Just like the threat to pick off schoolchildren and blow up a school bus, the savagery of these two close-quarter attacks demanded he be taken seriously. Whatever we say about the Zodiac Killer, his marketing skills were second to none. He knew how to turn page four and page nine into page one, placing Another Grim Message proudly on the news stands of San Francisco.
The Oak Hill Memorial Park & Cemetery in San Jose lies in the Monticello neighborhood, just nine miles east of the Villa Montalvo woods, where Kathy Bilek was brutally stabbed on April 11th 1971 - and who the Zodiac Killer referenced in his July 13th 1971 communication, stating "Near Monticello Shought Victims 21 ...... In The Woods Dies April". There are a multitude of places in San Jose the author of this card could have chosen, but he chose Monticello. The exact place Kathie Snoozy was buried - and the teenager whose murder he insinuated his involvement in on November 8th 1969. When Karl Francis Werner was attributed with the murders of Debra Furlong, Kathie Snoozy and Kathy Bilek, the Zodiac Killer had the option to recuse himself of all involvement in the two San Jose murders. But that wasn't his style. The attack at Lake Berryessa, the Dripping Pen card, and a whole host of communications involving San Jose had locked him into a lie he was unwilling to relinquish.
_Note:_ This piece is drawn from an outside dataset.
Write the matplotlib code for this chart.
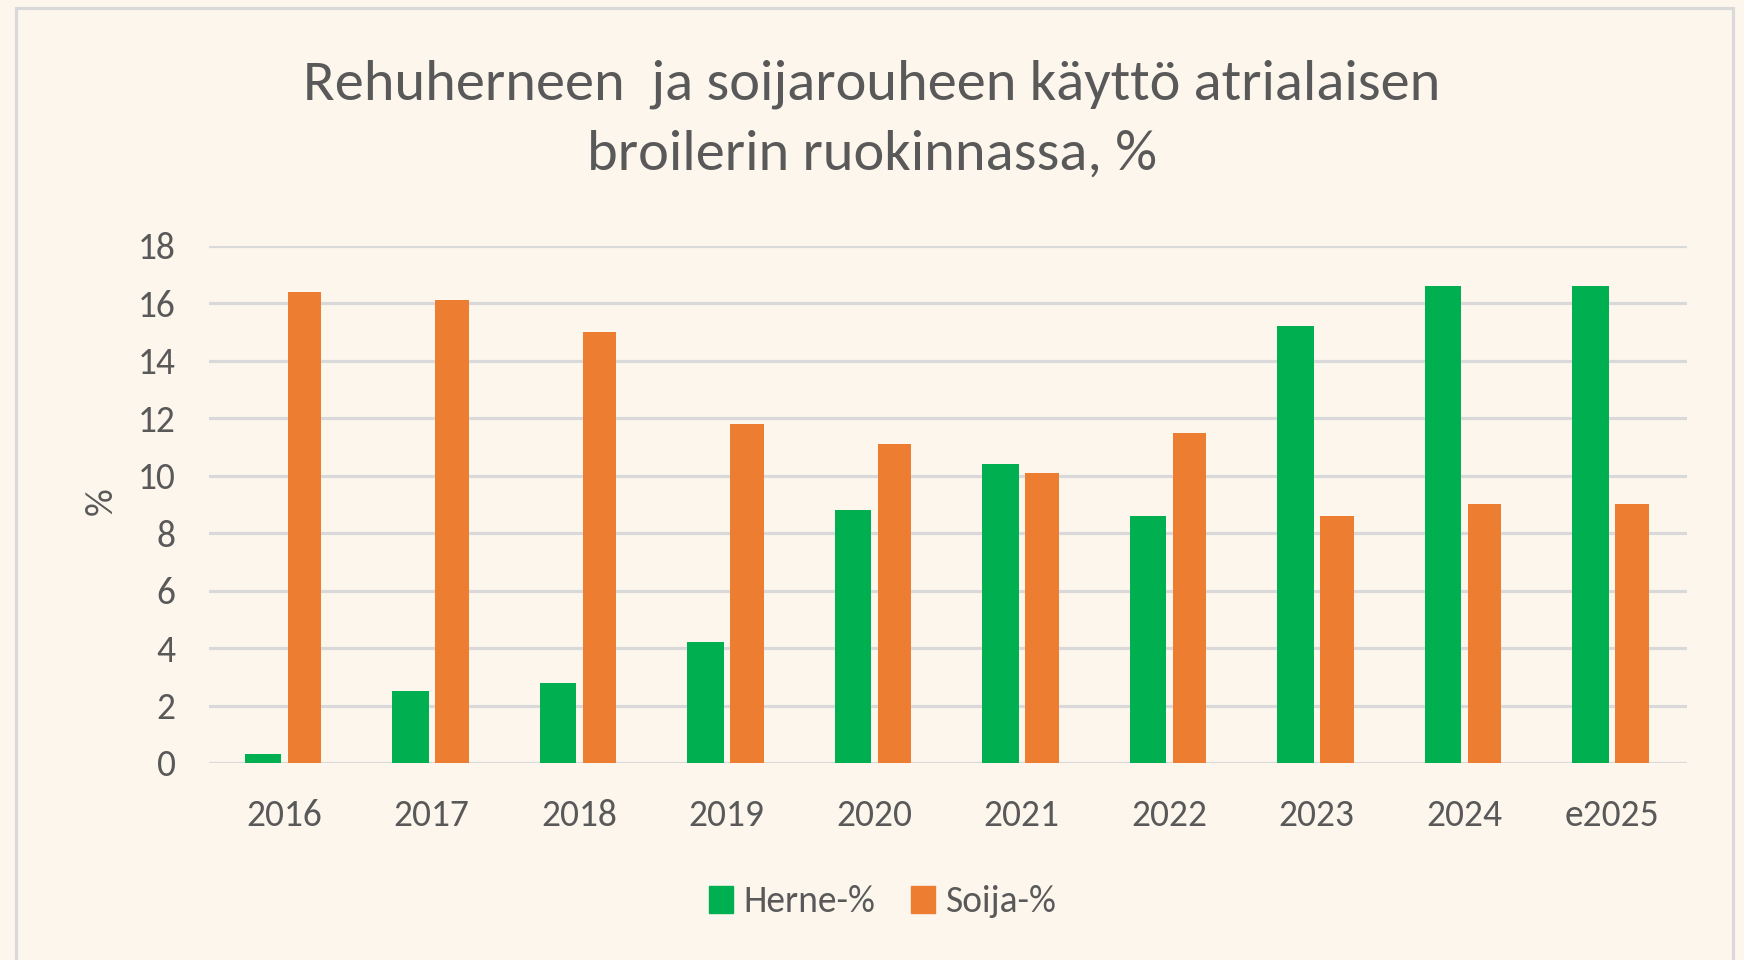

He would effectively try to reclaim the Snoozy and Furlong murders, by also claiming the Kathy Bilek murder in Saratoga via the Monticello card, as well as calling Werner a phony in another Zodiac communication mailed in May 1971 (shown below). The Zodiac Killer had simply invested too much time and effort into this elaborate facade, that was encapsulated by his theatrical performance at Lake Berryessa. Two years he had lived in a house of illusion - and Karl Francis Werner was not going to tear it down.